A machine learning approach to facilitate parasitic egg identification in a conspecific brood parasite.
Anna E Hughes, Lisandrina Mari, Jolyon Troscianko, Václav Jelínek, Tomas Albrecht, Michal Šulc
Abstract
Open AccessAvian brood parasitism offers an excellent system for studying coevolution. While more common than interspecific parasitism, conspecific brood parasitism (CBP) is less studied owing to the challenge of detecting parasitic eggs. Molecular genotyping accurately detects CBP, but its high cost has led researchers to explore egg appearance as a more accessible alternative. Barn swallows (Hirundo rustica) are suspected conspecific brood parasites, yet parasitic egg detection has largely relied on subjective human assessment.

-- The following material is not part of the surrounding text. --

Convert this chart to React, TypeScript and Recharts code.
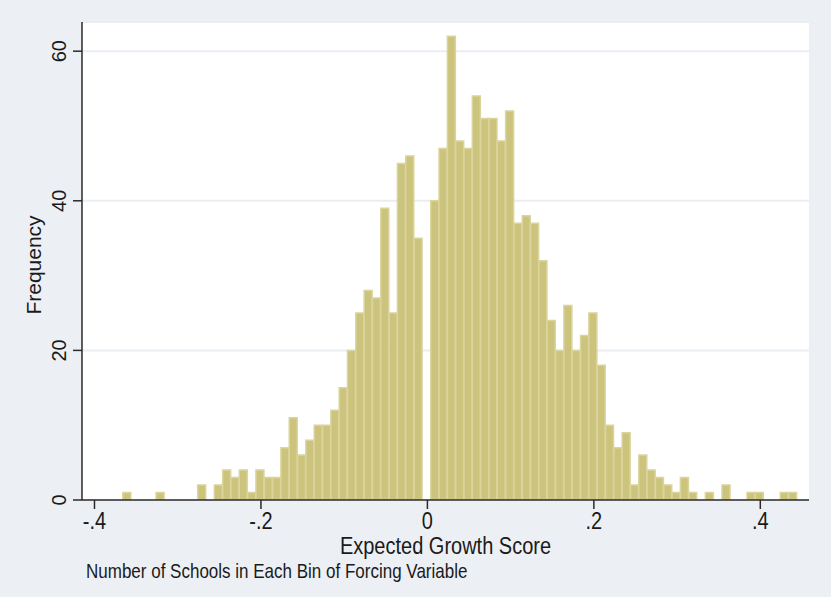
import React from 'react';
import { BarChart, Bar, XAxis, YAxis, CartesianGrid, Label } from 'recharts';

// bin midpoints (bin width .01)
const binMids = [
  -0.361, -0.351, -0.341, -0.331, -0.321, -0.311, -0.301, -0.291, -0.281, -0.271,
  -0.261, -0.251, -0.241, -0.231, -0.221, -0.211, -0.201, -0.191, -0.181, -0.171,
  -0.161, -0.151, -0.141, -0.131, -0.121, -0.111, -0.101, -0.091, -0.081, -0.071,
  -0.061, -0.051, -0.041, -0.031, -0.021, -0.011, -0.001, 0.009, 0.019, 0.029,
  0.039, 0.049, 0.059, 0.069, 0.079, 0.089, 0.099, 0.109, 0.119, 0.129,
  0.139, 0.149, 0.159, 0.169, 0.179, 0.189, 0.199, 0.209, 0.219, 0.229,
  0.239, 0.249, 0.259, 0.269, 0.279, 0.289, 0.299, 0.309, 0.319, 0.329,
  0.339, 0.349, 0.359, 0.369, 0.379, 0.389, 0.399, 0.409, 0.419, 0.429,
  0.439,
];

// number of schools per bin
const frequency = [
  1, 0, 0, 0, 1, 0, 0, 0, 0, 2,
  0, 2, 4, 3, 4, 1, 4, 3, 3, 7,
  11, 6, 8, 10, 10, 12, 15, 20, 25, 28,
  27, 39, 25, 45, 46, 35, 0, 40, 47, 62,
  48, 47, 54, 51, 51, 48, 52, 37, 38, 37,
  32, 24, 20, 26, 20, 22, 25, 18, 10, 7,
  9, 2, 6, 4, 3, 2, 1, 3, 1, 0,
  1, 0, 2, 0, 0, 1, 1, 0, 0, 1,
  1,
];

const xTicks = [-0.4, -0.2, 0, 0.2, 0.4];
const yTicks = [0, 20, 40, 60];

const data = binMids.map((x, i) => ({ x, freq: frequency[i] }));

const FONT = '"Liberation Sans", Arial, sans-serif';
const INK = '#1a1a1a';
const STRETCH = 1.15; // horizontal text is drawn a little taller than wide

const fmtX = (v: number) => (v === 0 ? '0' : v.toFixed(1).replace('0.', '.'));

const XTick = (props: any) => {
  const { x, y, payload } = props;
  return (
    <g transform={`translate(${x},${y}) scale(1,${STRETCH})`}>
      <text x={0} y={0} dy="0.71em" textAnchor="middle" fontSize={20} fontFamily={FONT} fill={INK}>
        {fmtX(payload.value)}
      </text>
    </g>
  );
};

const XTitle = (props: any) => {
  const { viewBox } = props;
  const cx = viewBox.x + viewBox.width / 2;
  const top = viewBox.y + viewBox.height + 8;
  return (
    <g transform={`translate(${cx},${top}) scale(1,${STRETCH})`}>
      <text x={0} y={0} dy="0.71em" textAnchor="middle" fontSize={20} fontFamily={FONT} fill={INK}>
        Expected Growth Score
      </text>
    </g>
  );
};

const YTick = (props: any) => {
  const { x, y, payload } = props;
  const bx = x - 5;
  return (
    <text
      x={bx}
      y={y}
      transform={`rotate(-90 ${bx} ${y})`}
      textAnchor="middle"
      fontSize={20}
      fontFamily={FONT}
      fill={INK}
    >
      {payload.value}
    </text>
  );
};

const YTitle = (props: any) => {
  const { viewBox } = props;
  const bx = viewBox.x + 19;
  const cy = viewBox.y + viewBox.height / 2 + 4;
  return (
    <text
      x={bx}
      y={cy}
      transform={`rotate(-90 ${bx} ${cy})`}
      textAnchor="middle"
      fontSize={21}
      fontFamily={FONT}
      fill={INK}
    >
      Frequency
    </text>
  );
};

export default function App() {
  return (
    <div
      style={{
        position: 'absolute',
        left: 0,
        top: 0,
        width: 831,
        height: 597,
        background: '#ECF0F5',
      }}
    >
      <BarChart
        width={831}
        height={597}
        data={data}
        margin={{ top: 22, right: 22, bottom: 67, left: 22 }}
        barCategoryGap={0}
        barGap={0}
      >
        <CartesianGrid vertical={false} fill="#ffffff" stroke="#E9EEF3" strokeWidth={2} />
        <XAxis
          type="number"
          dataKey="x"
          domain={[-0.415, 0.4585]}
          allowDataOverflow
          ticks={xTicks}
          interval={0}
          height={30}
          tickSize={9}
          tickMargin={4}
          stroke="#2a2a2a"
          strokeWidth={1.5}
          tick={<XTick />}
        >
          <Label content={<XTitle />} />
        </XAxis>
        <YAxis
          domain={[0, 63.9]}
          allowDataOverflow
          ticks={yTicks}
          interval={0}
          width={60}
          tickSize={9}
          tickMargin={2}
          stroke="#2a2a2a"
          strokeWidth={1.5}
          tick={<YTick />}
          label={<YTitle />}
        />
        <Bar
          dataKey="freq"
          fill="#CCC47D"
          stroke="#DAD49D"
          strokeWidth={1.5}
          isAnimationActive={false}
        />
      </BarChart>
      <div
        style={{
          position: 'absolute',
          left: 86,
          top: 562,
          fontSize: 17,
          lineHeight: '20px',
          fontFamily: FONT,
          color: INK,
          whiteSpace: 'nowrap',
          transform: `scaleY(${STRETCH})`,
          transformOrigin: 'left center',
        }}
      >
        Number of Schools in Each Bin of Forcing Variable
      </div>
    </div>
  );
}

Here, we used UV-visible photographs of genetically confirmed non-parasitized barn swallow clutches and simulated parasitism to compare the accuracy of human assessment with supervised machine learning models. Participants and models completed two classification tasks, identifying parasitic eggs from either six or two options. Both humans and the 'leave-one-clutch-out' model performed better than chance, with accuracies of 72 and 87% (humans) and 76 and 92% (models). An improved 'leave-one-egg-out' model achieved 97% accuracy, greatly exceeding human performance, likely by integrating more visual information, with egg dimensions being the most important trait, followed by colour and spotting pattern. We present a complete and accessible pipeline for replicating our supervised models, offering a powerful tool to identify parasitic eggs in other species also, and advance research on the evolution of egg phenotypes.